MTMS: Tell us about your publishing deal?
Erik Dylan: I am with Cornman Music which is owned by Brett James and is a co-venture with Warner-Chappell. They have been great. I came in as a songwriter who was writing more folk style songs and they have molded me into someone who can make modern country songs that can get airplay. The lyric was always there for me, but Brett just shoots straight and has helped me to a point where the lyrics and melodies combine. He has had 25 #1’s so he is an unbelievable mentor and person to be around. And here, as well as all of Nashville for that matter, I have noticed we celebrate each other’s hits and success. We are fans of each other and we take our turns.
MTMS: What does 2015 hold for Erik Dylan?
Erik Dylan: This month I have dedicated myself to writing and get in with all my ideas from the past few months. I will be writing songs with my friends here in Nashville. I am going out on tour with the Josh Abbott Band soon and there will be a lot more touring thereafter. I’m also writing a blue-collar type project called “Flattlands”. It is a record that reflects where I am from and I do not know if it will ever be heard on the radio, but it is not the reason I am writing it.
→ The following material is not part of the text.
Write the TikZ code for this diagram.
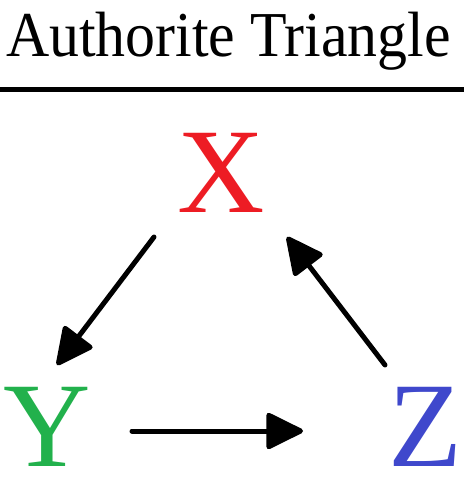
\documentclass[tikz,border=0pt]{standalone}
\usepackage{fontspec}
\setmainfont{Liberation Serif}
\usetikzlibrary{arrows.meta}
\definecolor{xred}{HTML}{ED1C24}
\definecolor{ygreen}{HTML}{22B14C}
\definecolor{zblue}{HTML}{3F48CC}

\begin{document}
\begin{tikzpicture}[
  x=1pt, y=-1pt,
  letter/.style={inner sep=0pt, font=\fontsize{121}{121}\selectfont},
  edge/.style={-{Triangle[length=40pt, width=38pt, round]}, line width=5pt,
               line cap=round, line join=round}
]
  \useasboundingbox (0,0) rectangle (464,478);

  \node[anchor=base, inner sep=0pt, xscale=0.935,
        font=\fontsize{64}{64}\selectfont]
    (title) at (228.5,57) {Authorite Triangle};
  \draw[line width=5pt] (0,89.5) -- (464,89.5);

  \node[letter, text=xred]   (X) at (221,173) {X};
  \node[letter, text=ygreen] (Y) at (47,427)  {Y};
  \node[letter, text=zblue]  (Z) at (425,427) {Z};

  % arrow ends
  \coordinate (xy start) at (154,237);
  \coordinate (xy end)   at (57,365);
  \coordinate (yz start) at (132,431);
  \coordinate (yz end)   at (303,431);
  \coordinate (zx start) at (385,365);
  \coordinate (zx end)   at (287,237);

  \draw[edge] (xy start) -- (xy end);
  \draw[edge] (yz start) -- (yz end);
  \draw[edge] (zx start) -- (zx end);
\end{tikzpicture}
\end{document}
We are getting some radio airplay with my new EP which was released. The coolest thing is my friends on Twitter and Facebook have grown so much. I think I started the year with maybe 100 followers. I have all these people that I recognize when I go to towns. I consider them my friends at this point. That is what is generating the most buzz because they want to hear what I am doing. If I can model my career after someone in current country it would be Eric Church. He started out grass roots and built fans that will follow him until he stops making music. I respect that and want to model my music the same way.